The Fall of Freddie the Leaf: A Story of Life for All Ages by Leo Buscaglia
This is a grieving book that is best used for upper grade levels and for a child who is generally quiet and already understands death. This book uses the seasons of leaves as an analogy for the season of a life. Listening to the calm tone the author uses for the leaf’s narrative, children become relaxed and can understand that death is natural and inevitable. Choose your student wisely. I have not read this to many students, only to children who I know can handle the subject.
The Invisible String by Patrice Karst
This book is extremely versatile and can be used for situations from divorce, to a child missing a parent on a work trip, to death, to a child’s best friend moving. The concept is that all of us have an invisible string that goes from our heart to others’ hearts and through it we can feel their love. An example in the book is when mommy is at work and the child is at school missing her. The child can “tug” at his invisible string and mommy will feel his love and respond with a tug back. This book can really help kids feel connected to a loved one and not so far away, or not feel that the relationship is severed.
Have You Filled A Bucket Today?: A Guide to Daily Happiness For Kids by Carol McCloud
If you ask me, this is the ultimate guidance lesson book! I literally teach this every other year, asking kids, “Now, why on earth would I teach you this again?” After thinking they understand and reply with “Because it’s sooooo important”. Absolutely! Through both text and illustration, this book teaches kids just how important their words and actions are and how deeply they can affect others.

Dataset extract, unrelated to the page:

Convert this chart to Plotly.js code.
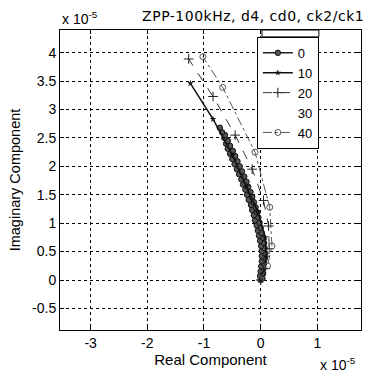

Children learn that everyone has an invisible bucket that goes with them everywhere and holds all of their good feelings. When a child says or does something positive, helpful, kind or considerate, it fills other people’s buckets leaving them gleaming with happiness. Conversely, the book makes sure to teach that we never want to empty someone’s bucket of good feelings “by dipping” when we say or do something insensitive, unkind or hurtful. Bonus: kids learn that when you fill someone’s bucket, it fills yours up to! I say, “it’s like a two for one deal!” Who doesn’t love that?!
Spaghetti in a Hotdog Bun: Having the Courage to Be Who You Are by Maria Dismondy
I love this book so much! It tells the story of a little girl who is of Italian descent in an American elementary school. When her grandfather makes her lunch, she requests her favorite; leftover spaghetti in a hotdog bun. The kids make fun of her and make awful faces, but her friend who enjoys peanut butter and jelly sticks up for her. Eventually the kids start to understand that everyone is different in the foods they enjoy. I like this book for many reasons: 1) my school has children from 16 countries. Taking a stroll through the cafeteria during lunchtime can be very interesting, so our students can definitely relate, and 2) generally books about diversity discuss hair texture, skin color, glasses, disabilities, etc., but this one talks about someone’s true culture. One of the strongest ways we connect with our culture is through cuisine, so kids begin to grasp that even food is something we should be careful about judging. Everyone is different in so many different ways and choice in food is no different!
I hope you enjoyed taking a look at some of my favorite counseling books. Each one teaches a different set of lesson, but they all relate to social/emotional learning. When put together they really help kids learn the importance of sensitivity, kindness, and compassion. Hopefully you can find a space for them in your guidance room or even your home!